Once the oven was preheated, I removed a dough ball from the freezer and weighed it, just for funsies. That thing clocked in at 9 ounces. NINE. OUNCES. I hadn’t thought about the butter crumbs adding extra weight to the dough ball and worried that these cookies were a little too chonky. But there was not turning back at this point so I put it on a silpat lined quarter sheet pan and slid it into the oven, hoping for the best.

At first things seemed okay. When I checked it at 8 minutes it had spread some and there was still a big lump of dough in the middle but nothing terrible so I set a timer for another 4 minutes. By that time, the cookie had spread much farther and the edges had browned a lot but I could tell the middle wasn’t done. Undeterred, I let it bake for another few minutes before pulling it from the oven. It was misshapen and the crumbs had spread out but I didn’t think it was a TOTAL disaster. Honestly with some shaping from a rubber spatula it even looked pretty good?

So obviously this wasn’t right and even though I knew it was likely a dough issue and not a baking issue (again, this dough wasn’t meant to make big thick cookies!), I wanted to try a second cookie just to be sure. I decided to go to the Delish copycat Levain cookie method of freezing the dough balls for 90 minutes before baking at 375°F for longer. So while my initial gargantuan cookie cooled, I reset my oven temperature and waited. Once the dough had been chilling for a total of 90 minutes, I pulled out a ball (clocking in this time at just over 8 ounces) and placed it on a new baking sheet that was lighter in color than the one I used for the first cookie and this time lined with parchment paper. I also stole Delish’s tip of flipping a second baking sheet upside down on the oven rack to keep the cookie bottom from browning too much. I set a timer for 10 minutes, because I still had no idea what to expect, and waited. It looked promising at 10 minutes so I rotated it and set another 10 minute timer.

At this point, the cookie had spread a fair amount although it wasn’t as flat as the original cookie and the edges weren’t as dark which were both improvements in my book. It still wasn’t quite done so I baked it for another 3 minutes before pulling it since the edges were starting to brown too much. Like the first attempt, this cookie didn’t have the density of the butter crumbs that I was after but that’s kind of just a byproduct of the dough spreading so much during the bake. I did some more shaping on cookie #2 and it cleaned up really nicely.

While it cooled, I turned my attention to the original cookie, breaking off an edge to inspect the interior.

Interior of the Copycat Gideon's Bakehouse coffee cake cookie

The cinnamon swirl isn’t as dramatically defined as the one in the first instagram photo but it pleases me nonetheless. Plus the taste was FANTASTIC. It was super soft and buttery with a healthy dose of cinnamon on the inside and the crumbly coating on the outside made for a tasty textural contrast. The interior of the second cookie was, shockingly, much the same, just with less browning on the edges and bottom.

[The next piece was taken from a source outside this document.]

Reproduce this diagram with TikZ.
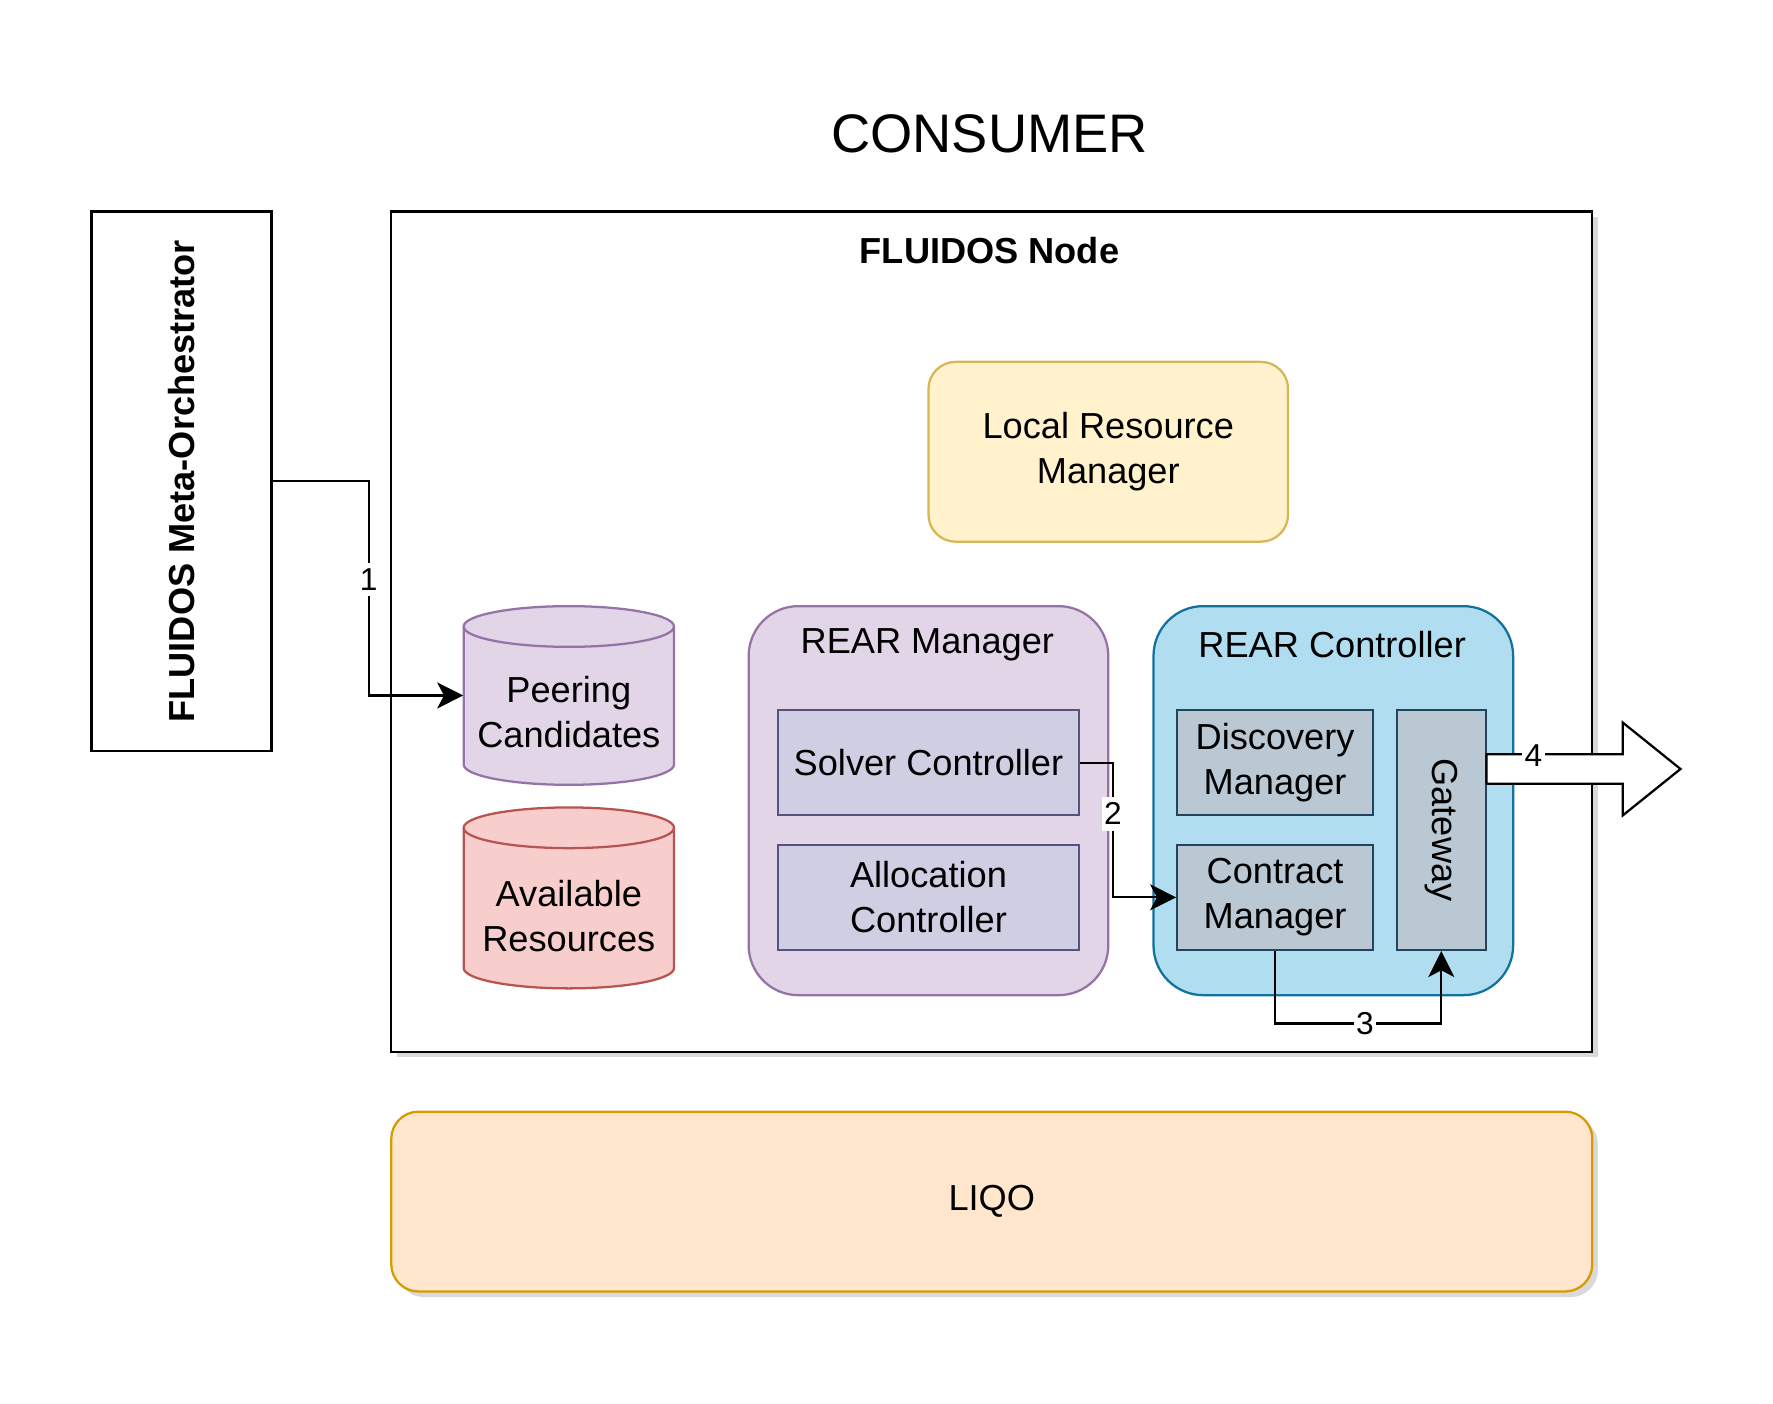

I really do wish I’d been able to nail the visual component of the cookie, so that’s something that can haunt me for a while. I think next time—because sure—I’ll base the butter crumbs on the various “crumbs” used on Milk Bar treats. I really probably should’ve given them more than a passing glance in the beginning now that I sit here and think about it long after the fact. The Cookies & Cups cookie recipe I used was fantastic but obviously it wasn’t meant to do what I wanted it to do for this project so I would need to tweak it to ensure a chonkier cookie with minimal spread.

So despite the shortcomings at being a copycat of the Gideon’s Bakehouse coffee cake cookie—too big but also not chonky enough, too much spread, uneven crumb coverage…okay wow this list is long. LOOK. It’s a real good cookie okay? The “flaws” are only flaws in regards to the original cookie that I’ve never eaten or seen in person before. And frankly, I still think these bad boys would scratch the itch for a big ol’ coffee cake cookie if you’ve got it. The textures are perfect, the flavor is fantastic, and they’re a really fun baking project for an afternoon in quarantine.

I mean, maybe don’t make them 9 ounces? Or who cares, do what you want.